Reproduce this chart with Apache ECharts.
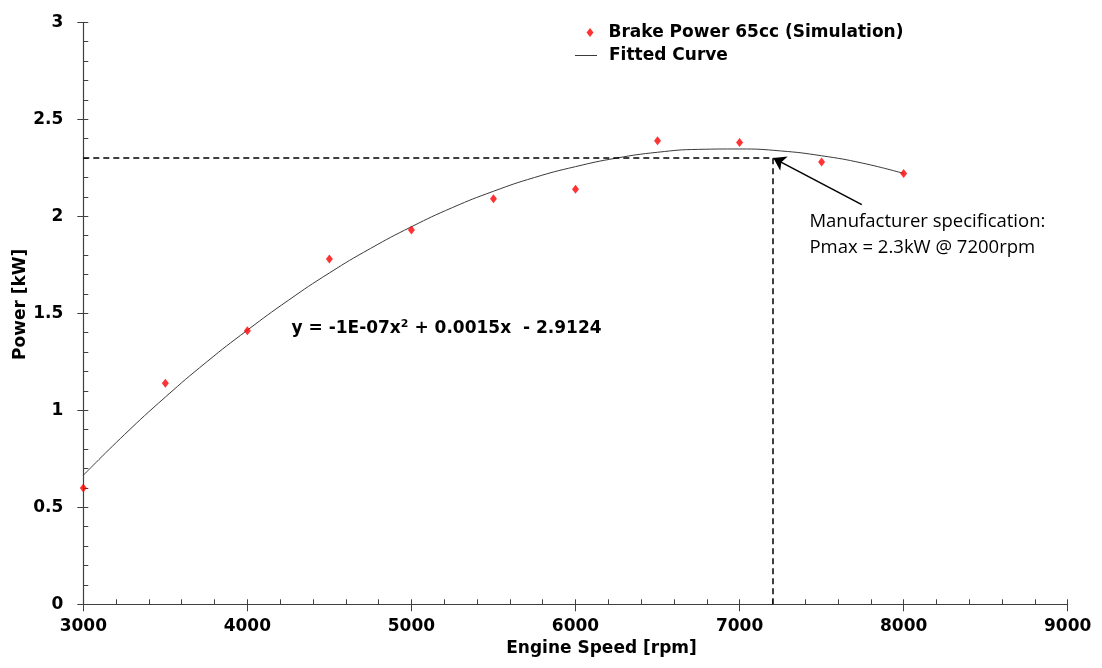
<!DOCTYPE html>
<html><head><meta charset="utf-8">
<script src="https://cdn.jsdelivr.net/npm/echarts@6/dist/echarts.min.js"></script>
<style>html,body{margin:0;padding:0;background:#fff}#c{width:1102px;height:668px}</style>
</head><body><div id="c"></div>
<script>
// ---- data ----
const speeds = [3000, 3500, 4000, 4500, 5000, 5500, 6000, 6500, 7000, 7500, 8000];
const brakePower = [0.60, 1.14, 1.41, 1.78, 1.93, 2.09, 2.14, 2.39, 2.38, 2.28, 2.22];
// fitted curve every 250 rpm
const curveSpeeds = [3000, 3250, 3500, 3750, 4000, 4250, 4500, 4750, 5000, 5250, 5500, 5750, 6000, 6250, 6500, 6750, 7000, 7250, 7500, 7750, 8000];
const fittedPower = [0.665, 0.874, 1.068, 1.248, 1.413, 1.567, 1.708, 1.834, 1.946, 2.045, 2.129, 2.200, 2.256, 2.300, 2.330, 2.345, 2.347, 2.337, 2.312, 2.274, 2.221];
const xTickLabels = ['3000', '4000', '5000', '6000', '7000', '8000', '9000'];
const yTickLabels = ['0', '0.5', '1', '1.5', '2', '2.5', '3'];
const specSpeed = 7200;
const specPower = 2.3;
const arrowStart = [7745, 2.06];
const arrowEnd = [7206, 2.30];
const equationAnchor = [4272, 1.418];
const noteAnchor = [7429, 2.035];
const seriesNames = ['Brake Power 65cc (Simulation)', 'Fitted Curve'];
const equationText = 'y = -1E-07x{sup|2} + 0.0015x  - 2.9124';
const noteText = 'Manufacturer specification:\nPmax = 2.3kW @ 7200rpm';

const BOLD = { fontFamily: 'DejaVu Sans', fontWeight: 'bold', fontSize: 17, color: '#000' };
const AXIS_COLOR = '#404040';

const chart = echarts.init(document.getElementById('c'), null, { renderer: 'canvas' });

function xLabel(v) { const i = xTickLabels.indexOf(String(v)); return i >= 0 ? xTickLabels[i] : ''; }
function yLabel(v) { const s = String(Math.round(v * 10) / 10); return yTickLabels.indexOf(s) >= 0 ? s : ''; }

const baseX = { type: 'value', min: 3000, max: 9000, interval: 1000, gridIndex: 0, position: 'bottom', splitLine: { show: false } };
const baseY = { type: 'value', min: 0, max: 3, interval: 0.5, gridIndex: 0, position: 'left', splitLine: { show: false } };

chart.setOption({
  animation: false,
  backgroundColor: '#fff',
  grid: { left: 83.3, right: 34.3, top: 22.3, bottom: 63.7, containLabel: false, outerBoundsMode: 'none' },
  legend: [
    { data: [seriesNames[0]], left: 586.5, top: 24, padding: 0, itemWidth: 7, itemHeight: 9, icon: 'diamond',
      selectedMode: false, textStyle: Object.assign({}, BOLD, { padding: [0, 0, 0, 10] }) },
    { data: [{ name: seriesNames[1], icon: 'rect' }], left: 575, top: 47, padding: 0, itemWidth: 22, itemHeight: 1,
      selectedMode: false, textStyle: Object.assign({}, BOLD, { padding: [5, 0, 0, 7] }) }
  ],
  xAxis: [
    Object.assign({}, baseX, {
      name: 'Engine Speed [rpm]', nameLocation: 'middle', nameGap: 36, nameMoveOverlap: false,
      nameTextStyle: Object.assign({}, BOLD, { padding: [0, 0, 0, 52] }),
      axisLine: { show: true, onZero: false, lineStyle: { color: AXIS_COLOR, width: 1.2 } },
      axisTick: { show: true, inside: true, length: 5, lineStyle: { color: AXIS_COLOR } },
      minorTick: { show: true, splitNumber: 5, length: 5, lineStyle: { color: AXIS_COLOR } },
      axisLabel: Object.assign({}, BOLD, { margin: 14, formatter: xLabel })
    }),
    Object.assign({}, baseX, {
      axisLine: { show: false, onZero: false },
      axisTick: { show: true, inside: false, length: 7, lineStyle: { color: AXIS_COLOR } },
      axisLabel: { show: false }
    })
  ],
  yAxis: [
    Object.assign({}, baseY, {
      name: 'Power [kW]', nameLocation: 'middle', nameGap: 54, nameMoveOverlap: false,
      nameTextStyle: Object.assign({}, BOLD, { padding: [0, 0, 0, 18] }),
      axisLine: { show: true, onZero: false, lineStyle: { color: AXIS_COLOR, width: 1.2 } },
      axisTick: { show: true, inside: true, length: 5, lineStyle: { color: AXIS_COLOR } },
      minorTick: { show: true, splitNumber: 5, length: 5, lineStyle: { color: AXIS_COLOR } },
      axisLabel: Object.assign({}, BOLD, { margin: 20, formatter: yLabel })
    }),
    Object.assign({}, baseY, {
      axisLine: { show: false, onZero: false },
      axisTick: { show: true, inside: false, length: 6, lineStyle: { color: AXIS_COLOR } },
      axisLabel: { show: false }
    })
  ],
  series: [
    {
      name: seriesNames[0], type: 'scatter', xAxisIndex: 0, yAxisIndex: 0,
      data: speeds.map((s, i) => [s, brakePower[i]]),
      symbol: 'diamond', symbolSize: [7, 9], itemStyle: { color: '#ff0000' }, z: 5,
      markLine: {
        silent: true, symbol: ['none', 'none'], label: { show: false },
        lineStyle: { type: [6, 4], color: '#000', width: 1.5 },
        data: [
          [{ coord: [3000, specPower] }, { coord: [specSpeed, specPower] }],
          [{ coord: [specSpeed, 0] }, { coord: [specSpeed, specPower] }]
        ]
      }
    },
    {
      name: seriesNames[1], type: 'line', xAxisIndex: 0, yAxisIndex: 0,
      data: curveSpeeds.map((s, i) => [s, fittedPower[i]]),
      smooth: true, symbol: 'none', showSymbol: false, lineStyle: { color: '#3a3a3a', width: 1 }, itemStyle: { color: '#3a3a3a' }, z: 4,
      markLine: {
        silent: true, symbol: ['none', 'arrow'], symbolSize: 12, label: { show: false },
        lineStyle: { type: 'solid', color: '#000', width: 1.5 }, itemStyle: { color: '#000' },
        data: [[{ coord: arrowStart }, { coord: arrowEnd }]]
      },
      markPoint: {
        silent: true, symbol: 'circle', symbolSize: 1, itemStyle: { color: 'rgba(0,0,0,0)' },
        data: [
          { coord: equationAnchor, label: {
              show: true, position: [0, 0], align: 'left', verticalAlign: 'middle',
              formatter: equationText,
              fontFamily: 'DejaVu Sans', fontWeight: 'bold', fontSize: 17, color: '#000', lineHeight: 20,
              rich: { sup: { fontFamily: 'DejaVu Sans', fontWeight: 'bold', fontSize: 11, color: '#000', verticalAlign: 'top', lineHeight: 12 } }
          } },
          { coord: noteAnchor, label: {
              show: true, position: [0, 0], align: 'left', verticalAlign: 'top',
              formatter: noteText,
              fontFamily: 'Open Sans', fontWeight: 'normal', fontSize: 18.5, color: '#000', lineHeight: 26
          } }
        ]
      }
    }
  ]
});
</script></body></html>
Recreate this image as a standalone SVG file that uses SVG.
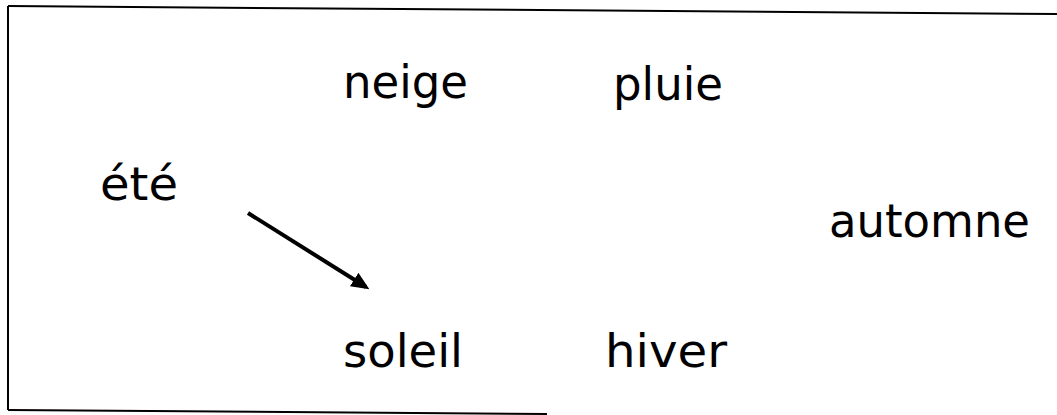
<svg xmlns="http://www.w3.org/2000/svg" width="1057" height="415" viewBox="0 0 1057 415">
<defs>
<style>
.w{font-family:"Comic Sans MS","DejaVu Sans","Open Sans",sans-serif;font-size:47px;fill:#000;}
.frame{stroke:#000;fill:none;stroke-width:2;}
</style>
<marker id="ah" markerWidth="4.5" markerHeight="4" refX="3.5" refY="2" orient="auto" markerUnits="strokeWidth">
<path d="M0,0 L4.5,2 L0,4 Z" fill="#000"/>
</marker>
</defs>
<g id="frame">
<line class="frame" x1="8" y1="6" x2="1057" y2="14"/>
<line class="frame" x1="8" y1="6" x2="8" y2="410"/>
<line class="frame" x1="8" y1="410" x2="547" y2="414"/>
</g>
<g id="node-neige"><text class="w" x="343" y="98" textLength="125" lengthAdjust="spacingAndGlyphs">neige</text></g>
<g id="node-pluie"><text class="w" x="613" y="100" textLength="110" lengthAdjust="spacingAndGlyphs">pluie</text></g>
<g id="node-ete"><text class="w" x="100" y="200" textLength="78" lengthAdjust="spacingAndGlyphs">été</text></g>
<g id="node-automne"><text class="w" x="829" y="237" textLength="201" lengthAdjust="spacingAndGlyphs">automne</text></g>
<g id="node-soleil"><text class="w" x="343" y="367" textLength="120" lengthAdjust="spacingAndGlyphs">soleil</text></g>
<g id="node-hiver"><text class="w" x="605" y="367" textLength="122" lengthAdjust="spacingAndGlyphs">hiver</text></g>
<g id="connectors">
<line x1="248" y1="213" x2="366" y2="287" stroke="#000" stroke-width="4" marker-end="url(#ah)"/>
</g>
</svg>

• _PROBLEM TO WORK ON_: Reproduce precisely the lines of the entries above, from the one containing "Recreate this image" through the final one, both ends included, and omit the pictures.

• _SOLUTION TO THIS PROBLEM_:
Recreate this image as a standalone SVG file that uses SVG.
<svg xmlns="http://www.w3.org/2000/svg" width="1057" height="415" viewBox="0 0 1057 415">
<defs>
<style>
.w{font-family:"Comic Sans MS","DejaVu Sans","Open Sans",sans-serif;font-size:47px;fill:#000;}
.frame{stroke:#000;fill:none;stroke-width:2;}
</style>
<marker id="ah" markerWidth="4.5" markerHeight="4" refX="3.5" refY="2" orient="auto" markerUnits="strokeWidth">
<path d="M0,0 L4.5,2 L0,4 Z" fill="#000"/>
</marker>
</defs>
<g id="frame">
<line class="frame" x1="8" y1="6" x2="1057" y2="14"/>
<line class="frame" x1="8" y1="6" x2="8" y2="410"/>
<line class="frame" x1="8" y1="410" x2="547" y2="414"/>
</g>
<g id="node-neige"><text class="w" x="343" y="98" textLength="125" lengthAdjust="spacingAndGlyphs">neige</text></g>
<g id="node-pluie"><text class="w" x="613" y="100" textLength="110" lengthAdjust="spacingAndGlyphs">pluie</text></g>
<g id="node-ete"><text class="w" x="100" y="200" textLength="78" lengthAdjust="spacingAndGlyphs">été</text></g>
<g id="node-automne"><text class="w" x="829" y="237" textLength="201" lengthAdjust="spacingAndGlyphs">automne</text></g>
<g id="node-soleil"><text class="w" x="343" y="367" textLength="120" lengthAdjust="spacingAndGlyphs">soleil</text></g>
<g id="node-hiver"><text class="w" x="605" y="367" textLength="122" lengthAdjust="spacingAndGlyphs">hiver</text></g>
<g id="connectors">
<line x1="248" y1="213" x2="366" y2="287" stroke="#000" stroke-width="4" marker-end="url(#ah)"/>
</g>
</svg>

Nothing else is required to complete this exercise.